My coping strategy for the next 6 months

I live in Seattle and I make no secret that my most favorite time of year is September through December. The pressure of summer is off - no more moaning if it isn't sunny or warm enough to play in the sprinkler - no more pressure on the days the sun *does* come out to do something epic. Plus, I tend to get heat stroke really easily. Maybe it's to do with drinking too much coffee.

But then September comes and the kids go back to school, and I *love* school - not just because I'm kicking the kids out of the house, but I just love helping with homework and seeing the other moms again and getting back into a routine. And the promise of the holidays loom. Yes, the days get shorter, and darker, and colder. It's Seattle. By November if you work in an office you feel like a mole because you leave in the dark and come home in the dark. But the dark is *perfect* for the holidays. You get to make fun, festive food like pumpkin pie and mulled cider and mashed potatoes and put meals in the crock pot. Christmas music starts up and people put out lights and you pray for snow - just a little. And everyone has this feeling of anticipation and hope.

Also, the themes - you can decorate for each month - bouquets of freshly sharpened pencils in September, jack o' lanterns in October, wreathes made out of leaves in November and little pilgrims on your table, and then there's Christmas.


But now, it's all done, and contrary to the song, Christmas is not in *mid-winter* it's at the very beginning of winter. We Seattlites have all of winter to go now - black as ever, with no twinkling lights, and more rain than snow... till June. But usually till July.

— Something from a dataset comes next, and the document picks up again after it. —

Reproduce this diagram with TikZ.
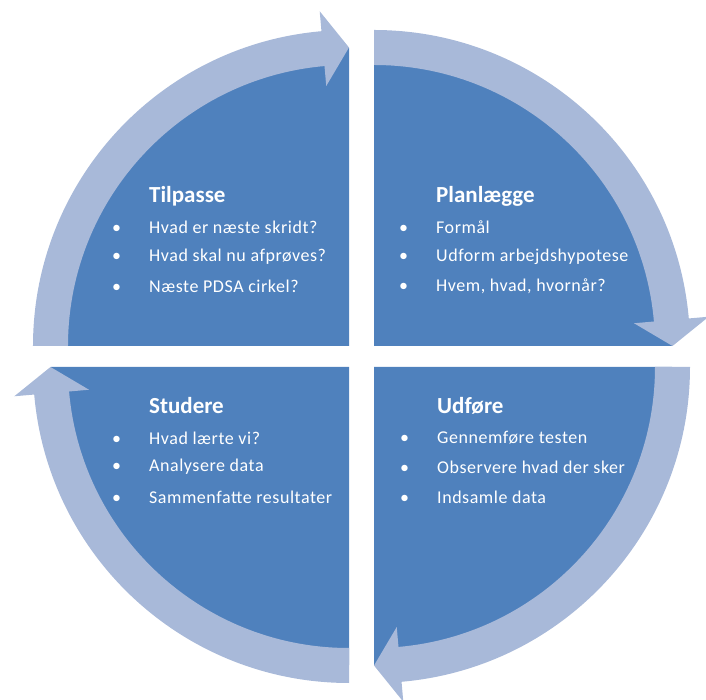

This is my least favorite time of year and it goes on for six months. Or seven.

I decided a huge part of it is that there aren't anymore themes. I mean, if you're looking at a drugstore calendar, they'll show snowflakes in January (but it probably won't snow) and heart's in February (I dislike Valentine's day) and then pastel eggs and Easter bunnies (and yes, I celebrate Easter. It's a very powerful holiday, but I really can't stand pastels or candy coated almonds) and then there's spring, which here just means more rain.

But this is not a complaining post - I know, I had you fooled. This is the year I do something about it!

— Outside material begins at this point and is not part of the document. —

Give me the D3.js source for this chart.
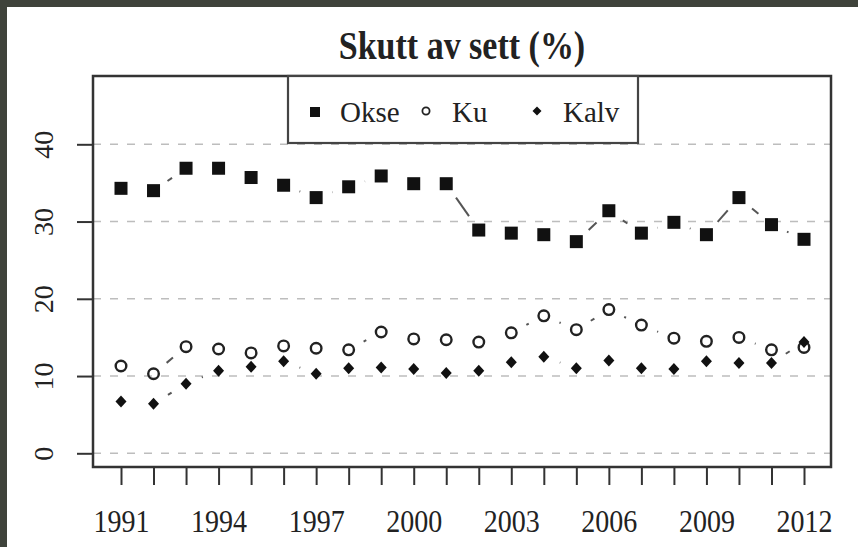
<!DOCTYPE html>
<html>
<head>
<meta charset="utf-8">
<script src="https://cdn.jsdelivr.net/npm/d3@7"></script>
<style>
  body { margin: 0; background: #ffffff; }
  text { font-family: "Liberation Serif", "DejaVu Serif", serif; fill: #222; }
</style>
</head>
<body>
<div id="vis"></div>
<script>
const FRAME_WIDTH = 858;
const FRAME_HEIGHT = 547;
const PLOT = {left: 93, right: 831, top: 76, bottom: 467};

// data
const YEARS = d3.range(1991, 2013);
const OKSE = [34.3, 34.0, 36.9, 36.9, 35.7, 34.7, 33.1, 34.5, 35.9, 34.9, 34.9,
              28.9, 28.5, 28.3, 27.4, 31.4, 28.5, 29.9, 28.3, 33.1, 29.6, 27.7];
const KU = [11.3, 10.3, 13.8, 13.5, 13.0, 13.9, 13.6, 13.4, 15.7, 14.8, 14.7,
            14.4, 15.6, 17.8, 16.0, 18.6, 16.6, 14.9, 14.5, 15.0, 13.4, 13.7];
const KALV = [6.7, 6.4, 9.0, 10.7, 11.2, 11.9, 10.3, 11.0, 11.1, 10.9, 10.4,
              10.7, 11.8, 12.5, 11.0, 12.0, 11.0, 10.9, 11.9, 11.7, 11.7, 14.4];
const Y_TICKS = [0, 10, 20, 30, 40];
const X_LABELS = [1991, 1994, 1997, 2000, 2003, 2006, 2009, 2012];
const SERIES_NAMES = ["Okse", "Ku", "Kalv"];

const FRAME = d3.select("#vis")
  .append("svg")
    .attr("width", FRAME_WIDTH)
    .attr("height", FRAME_HEIGHT);

// dark photo edge, then white page
FRAME.append("rect").attr("width", FRAME_WIDTH).attr("height", FRAME_HEIGHT).attr("fill", "#3f433b");
FRAME.append("rect").attr("x", 7).attr("y", 7)
  .attr("width", FRAME_WIDTH - 7).attr("height", FRAME_HEIGHT - 7).attr("fill", "#ffffff");

const X_SCALE = d3.scaleLinear().domain([1991, 2012]).range([121, 804]);
const Y_SCALE = d3.scaleLinear().domain([0, 40]).range([453.3, 144.3]);

// grid lines
FRAME.selectAll(".grid")
  .data(Y_TICKS)
  .enter()
  .append("line")
    .attr("x1", PLOT.left).attr("x2", PLOT.right)
    .attr("y1", d => Y_SCALE(d)).attr("y2", d => Y_SCALE(d))
    .attr("stroke", "#bdbdbd")
    .attr("stroke-width", 1.6)
    .attr("stroke-dasharray", "8,9");

// x axis
const xAxis = FRAME.append("g")
  .attr("transform", "translate(0," + PLOT.bottom + ")")
  .call(d3.axisBottom(X_SCALE).tickValues(YEARS).tickSize(18)
    .tickFormat(d => X_LABELS.includes(d) ? String(d) : ""));
xAxis.select(".domain").remove();
xAxis.selectAll("line").attr("stroke", "#333").attr("stroke-width", 2);
xAxis.selectAll("text")
  .attr("dy", 0)
  .attr("y", 65 / 1.15)
  .attr("transform", "scale(1,1.15)")
  .attr("font-size", 28)
  .attr("fill", "#222");

// y axis
const yAxis = FRAME.append("g")
  .attr("transform", "translate(" + PLOT.left + ",0)")
  .call(d3.axisLeft(Y_SCALE).tickValues(Y_TICKS).tickSize(16));
yAxis.select(".domain").remove();
yAxis.selectAll("line").attr("stroke", "#333").attr("stroke-width", 2);
yAxis.selectAll("text")
  .attr("x", 0).attr("y", 0).attr("dy", 0)
  .attr("transform", "translate(-40,0) rotate(-90)")
  .attr("text-anchor", "middle")
  .attr("font-size", 28)
  .attr("fill", "#222");

// plot box
FRAME.append("rect")
  .attr("x", PLOT.left).attr("y", PLOT.top)
  .attr("width", PLOT.right - PLOT.left).attr("height", PLOT.bottom - PLOT.top)
  .attr("fill", "none").attr("stroke", "#333").attr("stroke-width", 2.5);

// connecting lines with gaps round the points (like type = "b")
const GAP = 17;
function drawLinks(values) {
  const segs = [];
  for (let i = 0; i < values.length - 1; i++) {
    const x1 = X_SCALE(YEARS[i]), y1 = Y_SCALE(values[i]);
    const x2 = X_SCALE(YEARS[i + 1]), y2 = Y_SCALE(values[i + 1]);
    const len = Math.hypot(x2 - x1, y2 - y1);
    if (len > 2 * GAP) {
      const ux = (x2 - x1) / len, uy = (y2 - y1) / len;
      segs.push([x1 + ux * GAP, y1 + uy * GAP, x2 - ux * GAP, y2 - uy * GAP]);
    }
  }
  FRAME.append("g").selectAll("line")
    .data(segs)
    .enter()
    .append("line")
      .attr("x1", d => d[0]).attr("y1", d => d[1])
      .attr("x2", d => d[2]).attr("y2", d => d[3])
      .attr("stroke", "#555")
      .attr("stroke-width", 2);
}
drawLinks(OKSE);
drawLinks(KU);
drawLinks(KALV);

// points
FRAME.append("g").selectAll("rect")
  .data(OKSE)
  .enter()
  .append("rect")
    .attr("x", (d, i) => X_SCALE(YEARS[i]) - 6.5)
    .attr("y", d => Y_SCALE(d) - 6.5)
    .attr("width", 13).attr("height", 13)
    .attr("fill", "#111");

FRAME.append("g").selectAll("circle")
  .data(KU)
  .enter()
  .append("circle")
    .attr("cx", (d, i) => X_SCALE(YEARS[i]))
    .attr("cy", d => Y_SCALE(d))
    .attr("r", 5.3)
    .attr("fill", "none")
    .attr("stroke", "#222")
    .attr("stroke-width", 2.4);

FRAME.append("g").selectAll("path")
  .data(KALV)
  .enter()
  .append("path")
    .attr("d", "M0,-6L5.5,0L0,6L-5.5,0Z")
    .attr("transform", (d, i) => "translate(" + X_SCALE(YEARS[i]) + "," + Y_SCALE(d) + ")")
    .attr("fill", "#111");

// legend
const LEGEND = FRAME.append("g");
LEGEND.append("rect")
  .attr("x", 288).attr("y", PLOT.top)
  .attr("width", 350).attr("height", 67)
  .attr("fill", "#ffffff").attr("stroke", "#444").attr("stroke-width", 2.2);
LEGEND.append("rect").attr("x", 310).attr("y", 107).attr("width", 10).attr("height", 10).attr("fill", "#111");
LEGEND.append("circle").attr("cx", 426).attr("cy", 111).attr("r", 3.6)
  .attr("fill", "none").attr("stroke", "#222").attr("stroke-width", 1.8);
LEGEND.append("path").attr("d", "M0,-4.5L4.5,0L0,4.5L-4.5,0Z")
  .attr("transform", "translate(537,111)").attr("fill", "#111");
LEGEND.selectAll("text")
  .data(SERIES_NAMES)
  .enter()
  .append("text")
    .attr("x", (d, i) => [340, 452, 563][i])
    .attr("y", 122)
    .attr("font-size", 29)
    .text(d => d);

// title
FRAME.append("text")
  .attr("x", 462)
  .attr("y", 59 / 1.15)
  .attr("transform", "scale(1,1.15)")
  .attr("text-anchor", "middle")
  .attr("font-size", 34)
  .attr("font-weight", "bold")
  .text("Skutt av sett (%)");
</script>
</body>
</html>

I'm inventing my own themes. I don't have it all worked out yet, but one month will be Harry Potter month and one will be Narnia, and maybe in the spring (ick) we'll do a Secret Garden month. Doesn't that sound like more fun than Easter eggs and hearts?

We'll make butter beer



and Turkish delight



and Yorkshire pudding (ok, I googled Yorkshire pudding and we may need something else for Secret Garden month).

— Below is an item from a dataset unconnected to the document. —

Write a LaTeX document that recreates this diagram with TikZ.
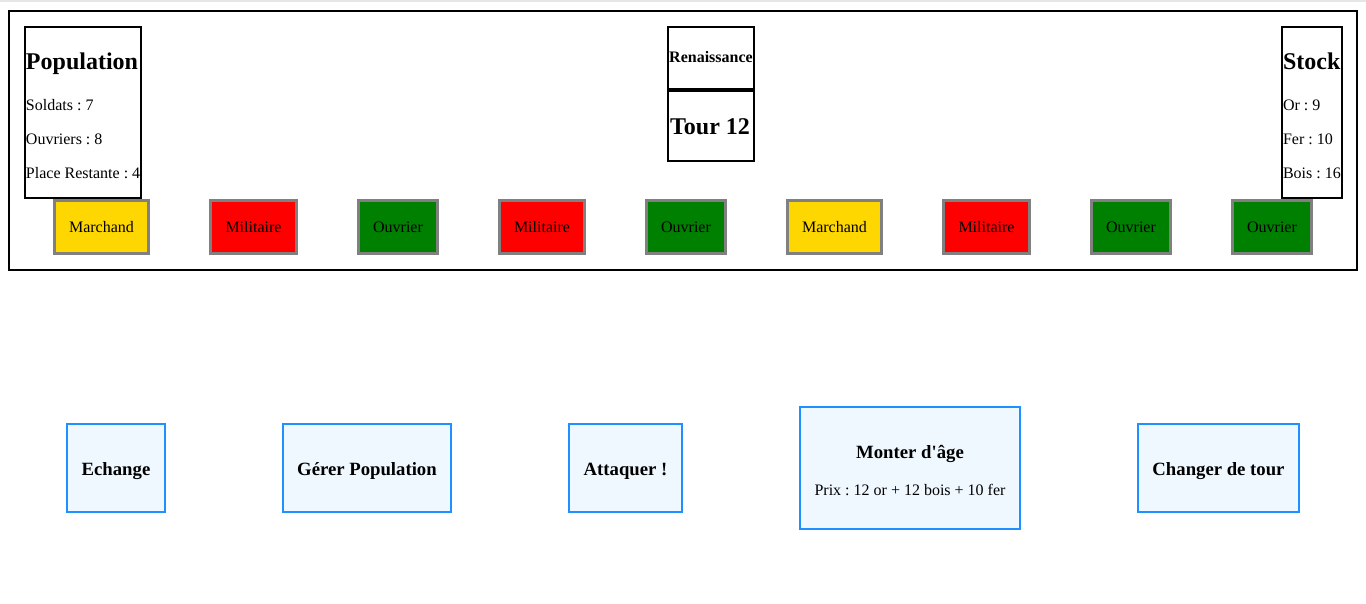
\documentclass[tikz,border=0pt]{standalone}
\usepackage{fontspec}
\setmainfont{Liberation Serif}
\newfontfamily\rawserif{Liberation Serif}
\definecolor{gold}{HTML}{FFD700}
\definecolor{pxred}{HTML}{FF0000}
\definecolor{pxgreen}{HTML}{008000}
\definecolor{pxgray}{HTML}{808080}
\definecolor{dodger}{HTML}{1E90FF}
\definecolor{alice}{HTML}{F0F8FF}
\definecolor{topline}{HTML}{E6E6E6}
\newcommand\fs[1]{\fontsize{#1}{#1}\selectfont}
% #1 style, #2 name, #3 x1, #4 y1, #5 x2, #6 y2 (outer edges, px), #7 border px, #8 text
\newcommand\pxbox[8]{%
  \pgfmathsetmacro\pxcx{(#3+#5)/2}%
  \pgfmathsetmacro\pxcy{(#4+#6)/2}%
  \pgfmathsetmacro\pxw{(#5-#3-#7)*0.75}%
  \pgfmathsetmacro\pxh{(#6-#4-#7)*0.75}%
  \pgfmathsetmacro\pxlw{#7*0.75}%
  \node[#1, line width=\pxlw pt, minimum width=\pxw pt, minimum height=\pxh pt] (#2) at (\pxcx,\pxcy) {};
  \node[#1, draw=none, fill=none, anchor=base] (#2-t) at (\pxcx,\pxbase) {#8};}
\newcommand\pxbase{0}
\frenchspacing
\begin{document}
\begin{tikzpicture}[x=0.75pt,y=-0.75pt,
  every node/.style={inner sep=0pt, outer sep=0pt},
  panel/.style={draw=black, fill=none},
  role/.style={draw=pxgray, font=\fs{12}},
  marchand/.style={role, fill=gold},
  militaire/.style={role, fill=pxred},
  ouvrier/.style={role, fill=pxgreen},
  action/.style={draw=dodger, fill=alice, font=\bfseries\fs{14.04}},
  txt/.style={font=\fs{12}},
  head/.style={font=\bfseries\fs{18}},
]
\useasboundingbox (0,0) rectangle (1366,603);
\fill[white] (0,0) rectangle (1366,603);
\coordinate (tl) at (0,1);
\coordinate (tr) at (1366,1);
\draw[topline, line width=1.5pt] (tl) -- (tr);

% outer frame
\pxbox{panel}{frame}{8}{10}{1358}{271}{2}{}

% Population panel
\pxbox{panel}{pop}{24}{26}{142}{199}{2}{}
\node[head, anchor=base west] (popT) at (26,69) {Population};
\node[txt, anchor=base west] (popS) at (26,110) {Soldats : 7};
\node[txt, anchor=base west] (popO) at (26,144) {Ouvriers : 8};
\node[txt, anchor=base west] (popP) at (26,178) {Place Restante : 4};

% Age / Tour
\pxbox{panel}{age}{667}{26}{755}{90.5}{2}{}
\pxbox{panel}{tour}{667}{88.5}{755}{162}{2}{}
\draw[line width=3pt] (age.south west) -- (age.south east);
\node[font=\bfseries\fs{12}, anchor=base] (ageT) at (711,62.5) {Renaissance};
\node[head, anchor=base] (tourT) at (710,134) {Tour 12};

% Stock panel
\pxbox{panel}{stock}{1281}{26}{1343}{199}{2}{}
\node[head, anchor=base west] (stT) at (1283,69) {Stock};
\node[txt, anchor=base west] (stO) at (1283,110) {Or : 9};
\node[txt, anchor=base west] (stF) at (1283,144) {Fer : 10};
\node[txt, anchor=base west] (stB) at (1283,178) {Bois : 16};

% roles
\renewcommand\pxbase{232}
\pxbox{marchand}{r1}{53}{199}{150}{255}{3}{Marchand}
\pxbox{militaire}{r2}{209}{199}{298}{255}{3}{Militaire}
\pxbox{ouvrier}{r3}{357}{199}{439}{255}{3}{Ouvrier}
\pxbox{militaire}{r4}{498}{199}{586}{255}{3}{Militaire}
\pxbox{ouvrier}{r5}{645}{199}{727}{255}{3}{Ouvrier}
\pxbox{marchand}{r6}{786}{199}{883}{255}{3}{Marchand}
\pxbox{militaire}{r7}{942}{199}{1031}{255}{3}{Militaire}
\pxbox{ouvrier}{r8}{1090}{199}{1172}{255}{3}{Ouvrier}
\pxbox{ouvrier}{r9}{1231}{199}{1313}{255}{3}{Ouvrier}

% actions
\renewcommand\pxbase{475}
\pxbox{action}{a1}{66}{423}{166}{513}{2}{Echange}
\pxbox{action}{a2}{282}{423}{452}{513}{2}{Gérer Population}
\pxbox{action}{a3}{568}{423}{683}{513}{2}{Attaquer !}
\pxbox{action}{a5}{1137}{423}{1300}{513}{2}{Changer de tour}
\renewcommand\pxbase{458}
\pxbox{action}{a4}{799}{406}{1021}{530}{2}{{\rawserif\bfseries Monter d'âge}}
\node[txt, anchor=base] (a4P) at (910,495) {Prix : 12 or + 12 bois + 10 fer};
\end{tikzpicture}
\end{document}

I figure there are all sorts of wreath possibilities, too.


What do you think? Crazy? Or a lemons and lemonade sort of thing. Let me know if you have any great ideas for themes. I'm still working it out! I figure till the tree comes down (tonight, I swear!) I don't have to start in on January's theme...

5 comments:

Mirka Breen said...

The key here is in the title of your post: Strategy. And you have a very yummy strategy.

January 3, 2012 at 6:35 PM
inluvwithwords said...

I like your themes, especially because the involve yummy foods. I'm dying to break out my turkish delight recipe =)

January 4, 2012 at 6:54 AM
Mary Witzl said...

After two years in Northern (Turkish) Cyprus, I don't think I can join you on the Turkish delight (gross over-indulgence) and a decade of living in the U.K. has cured me of any fondness for Yorkshire pudding (just another way to get the maximum amount of fat with the minimum of nutrition). But anything to do with coffee -- I'd go for that. Coffee cake, coffee cheesecake, coffee parfaits. And Seattle would be the perfect place to start that!

January 5, 2012 at 3:43 AM
Robin said...

skip turkish delight and do something with chocolate -- dark chocolate. I always thought Turkish Delight had to be this delicious and decadent caramely chocolate sweet only to find out when I actually went to Turkey that it's a gummyish candy dusted with cornstarch. Boo.

January 5, 2012 at 11:03 AM
skywriter said...

Maybe during Secret Garden month you could press flowers or pretty leaves (between sheets of wax paper inside a stack of heavy books, leave alone for ten days and you'll have an everlasting flower.) And scones are an easier bake than Yorkshire pudding, and you can put more yummy stuff in scones!

Great blog! BTW, you know me as ButterflyGirl.